After creating the file, upload it to an accessible location—such as an OSS bucket, Hadoop Distributed File System (HDFS), or Amazon S3.

For example: oss://<bucket>/path/application.properties

Step 3: Submit the Spark job

Submit the Spark job on the master node of your Alibaba Cloud EMR cluster. For instructions on creating and logging in to an EMR cluster, see Create a cluster and Log on to a cluster.

You can also submit the job from an AWS EMR cluster, as long as the Spark environment has internet access.
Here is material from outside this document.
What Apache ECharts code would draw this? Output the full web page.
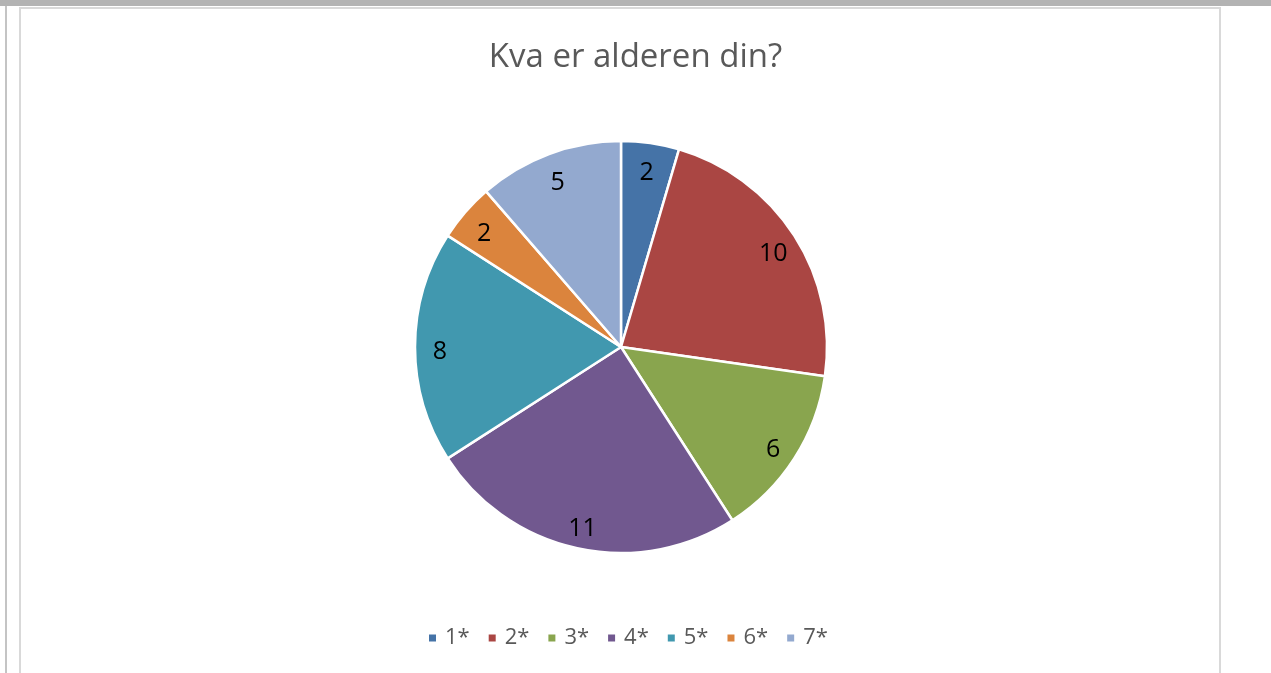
<!DOCTYPE html>
<html>
<head>
<meta charset="utf-8">
<script src="https://cdn.jsdelivr.net/npm/echarts@6/dist/echarts.min.js"></script>
<style>
  html, body { margin: 0; padding: 0; background: #fff; }
  #chart { width: 1271px; height: 673px; }
</style>
</head>
<body>
<div id="chart"></div>
<script>
// alder-fordeling
var categories = ['1*', '2*', '3*', '4*', '5*', '6*', '7*'];
var counts = [2, 10, 6, 11, 8, 2, 5];
var colors = ['#4573a7', '#aa4643', '#89a54e', '#71588f', '#4198af', '#db843d', '#93a9cf'];

var pieData = categories.map(function (name, i) {
    return { name: name, value: counts[i] };
});

var myChart = echarts.init(document.getElementById('chart'));

var option = {
    animation: false,
    color: colors,
    title: {
        text: 'Kva er alderen din?',
        left: 'center',
        top: 36,
        textStyle: {
            fontFamily: 'Open Sans',
            fontSize: 33,
            fontWeight: 'normal',
            color: '#595959'
        }
    },
    legend: {
        data: categories,
        top: 622,
        left: 422,
        icon: 'rect',
        itemWidth: 9,
        itemHeight: 9,
        itemGap: 17,
        textStyle: {
            fontFamily: 'Open Sans',
            fontSize: 22,
            color: '#595959',
            padding: [0, 0, 0, 3]
        }
    },
    graphic: [
        // grå stripe øverst
        { type: 'rect', shape: { x: 0, y: 0, width: 1271, height: 6 }, style: { fill: '#b3b3b3' } },
        { type: 'rect', shape: { x: 5, y: 6, width: 2, height: 667 }, style: { fill: '#c4c4c4' } },
        // ramme rundt diagrammet
        { type: 'rect', shape: { x: 19, y: 7, width: 1202, height: 2 }, style: { fill: '#d9d9d9' } },
        { type: 'rect', shape: { x: 19, y: 7, width: 2, height: 666 }, style: { fill: '#d9d9d9' } },
        { type: 'rect', shape: { x: 1219, y: 7, width: 2, height: 666 }, style: { fill: '#d9d9d9' } }
    ],
    series: [
        {
            name: 'Alder',
            type: 'pie',
            center: [621, 347],
            radius: [0, 206],
            startAngle: 90,
            clockwise: true,
            label: { show: false },
            labelLine: { show: false },
            itemStyle: { borderColor: '#fff', borderWidth: 2.5 },
            emphasis: { disabled: true },
            data: pieData
        },
        {
            // usynleg ring berre for plassering av tal
            name: 'Etikett',
            type: 'pie',
            center: [621, 347],
            radius: [150, 206],
            startAngle: 90,
            clockwise: true,
            silent: true,
            itemStyle: { color: 'rgba(0,0,0,0)', borderWidth: 0 },
            label: {
                show: true,
                position: 'inside',
                formatter: '{c}',
                fontFamily: 'Open Sans',
                fontSize: 25,
                color: '#000'
            },
            labelLayout: { dy: 5 },
            labelLine: { show: false },
            emphasis: { disabled: true },
            data: pieData
        }
    ]
};

myChart.setOption(option);
</script>
</body>
</html>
Run the following command on the master node:

spark-submit \
  --name migrate \
  --class com.aliyun.dlf.migrator.glue.GlueToDLFApplication \
  --deploy-mode cluster \
  --conf spark.executor.instances=10 \
  glue-1.0-SNAPSHOT-jar-with-dependencies.jar \
  oss://<bucket>/path/application.properties

Replace oss://<bucket>/path/application.properties with the path where you uploaded the configuration file in Step 2.

Parameter reference:

Parameter Description
--name Job name. Set to any value.
--class Entry point class. Always set to com.aliyun.dlf.migrator.glue.GlueToDLFApplication.
--deploy-mode Deployment mode. Valid values: cluster, client.
spark.executor.instances Number of executors. Increase this value to speed up the job.
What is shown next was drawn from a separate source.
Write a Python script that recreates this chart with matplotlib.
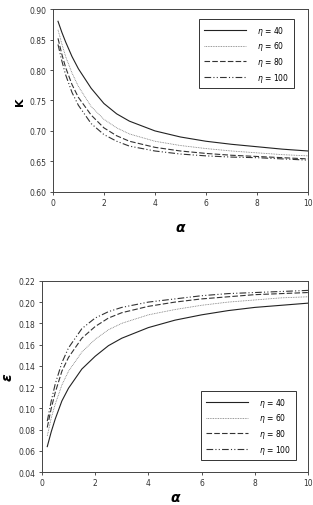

Step 4: Verify the migration results

Open the YARN web UI and view the stdout log of the job driver. For instructions on accessing the YARN web UI, see Access the web UIs of open source components in the EMR console.

image

The log contains the following information.

image
Field Description
itemType Metadata type. Valid values: database, table, function, partition.
itemName Name of the database, table, or partition.
diffResult Difference detected between AWS Glue and DLF. Valid values: dlfNew (exists in DLF but not in AWS Glue — you must call the delete operation in DLF), glueNew (exists in AWS Glue but not in DLF — you must call the create operation in DLF), needUpdate (exists in both but content differs — you must call the update operation to synchronize the metadata).
isSuccess Whether the operation succeeded.
errorMsg Error details if the operation failed.